____ SOURCE EXCERPT
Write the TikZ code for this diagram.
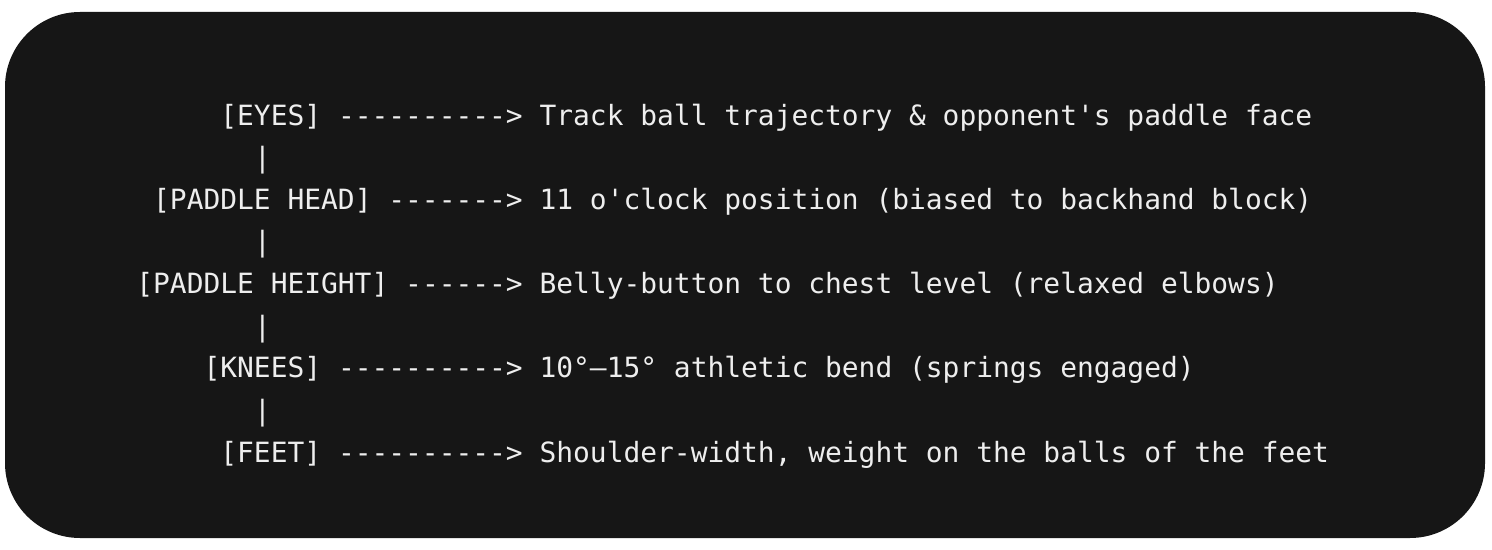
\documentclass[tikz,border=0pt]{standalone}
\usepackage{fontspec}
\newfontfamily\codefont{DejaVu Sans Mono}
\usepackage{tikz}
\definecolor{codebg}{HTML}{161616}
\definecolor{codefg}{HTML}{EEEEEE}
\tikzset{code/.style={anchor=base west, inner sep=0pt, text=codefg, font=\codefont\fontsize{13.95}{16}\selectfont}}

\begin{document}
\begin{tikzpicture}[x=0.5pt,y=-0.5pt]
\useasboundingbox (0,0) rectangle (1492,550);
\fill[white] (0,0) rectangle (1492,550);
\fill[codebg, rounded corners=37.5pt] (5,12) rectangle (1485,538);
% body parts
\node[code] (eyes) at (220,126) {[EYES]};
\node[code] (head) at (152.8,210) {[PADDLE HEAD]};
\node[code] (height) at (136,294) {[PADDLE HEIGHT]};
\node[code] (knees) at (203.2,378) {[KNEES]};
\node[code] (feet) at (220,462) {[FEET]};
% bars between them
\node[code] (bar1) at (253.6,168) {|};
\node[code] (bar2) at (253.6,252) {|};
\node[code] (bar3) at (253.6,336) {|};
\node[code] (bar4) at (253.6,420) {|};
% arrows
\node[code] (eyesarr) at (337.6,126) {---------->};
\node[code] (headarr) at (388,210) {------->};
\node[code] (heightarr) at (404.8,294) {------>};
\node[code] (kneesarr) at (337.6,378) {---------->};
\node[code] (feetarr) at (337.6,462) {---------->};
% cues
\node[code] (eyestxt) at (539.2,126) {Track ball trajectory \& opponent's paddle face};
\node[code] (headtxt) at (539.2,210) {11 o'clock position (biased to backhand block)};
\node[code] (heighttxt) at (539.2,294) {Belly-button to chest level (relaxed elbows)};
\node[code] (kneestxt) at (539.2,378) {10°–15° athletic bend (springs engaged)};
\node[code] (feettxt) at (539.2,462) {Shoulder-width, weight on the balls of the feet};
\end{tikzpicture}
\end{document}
________
GIVEN INSTRUCTION
Using the data above, write out every line exactly, leaving the images behind.

TASK RESULT
Write the TikZ code for this diagram.
\documentclass[tikz,border=0pt]{standalone}
\usepackage{fontspec}
\newfontfamily\codefont{DejaVu Sans Mono}
\usepackage{tikz}
\definecolor{codebg}{HTML}{161616}
\definecolor{codefg}{HTML}{EEEEEE}
\tikzset{code/.style={anchor=base west, inner sep=0pt, text=codefg, font=\codefont\fontsize{13.95}{16}\selectfont}}

\begin{document}
\begin{tikzpicture}[x=0.5pt,y=-0.5pt]
\useasboundingbox (0,0) rectangle (1492,550);
\fill[white] (0,0) rectangle (1492,550);
\fill[codebg, rounded corners=37.5pt] (5,12) rectangle (1485,538);
% body parts
\node[code] (eyes) at (220,126) {[EYES]};
\node[code] (head) at (152.8,210) {[PADDLE HEAD]};
\node[code] (height) at (136,294) {[PADDLE HEIGHT]};
\node[code] (knees) at (203.2,378) {[KNEES]};
\node[code] (feet) at (220,462) {[FEET]};
% bars between them
\node[code] (bar1) at (253.6,168) {|};
\node[code] (bar2) at (253.6,252) {|};
\node[code] (bar3) at (253.6,336) {|};
\node[code] (bar4) at (253.6,420) {|};
% arrows
\node[code] (eyesarr) at (337.6,126) {---------->};
\node[code] (headarr) at (388,210) {------->};
\node[code] (heightarr) at (404.8,294) {------>};
\node[code] (kneesarr) at (337.6,378) {---------->};
\node[code] (feetarr) at (337.6,462) {---------->};
% cues
\node[code] (eyestxt) at (539.2,126) {Track ball trajectory \& opponent's paddle face};
\node[code] (headtxt) at (539.2,210) {11 o'clock position (biased to backhand block)};
\node[code] (heighttxt) at (539.2,294) {Belly-button to chest level (relaxed elbows)};
\node[code] (kneestxt) at (539.2,378) {10°–15° athletic bend (springs engaged)};
\node[code] (feettxt) at (539.2,462) {Shoulder-width, weight on the balls of the feet};
\end{tikzpicture}
\end{document}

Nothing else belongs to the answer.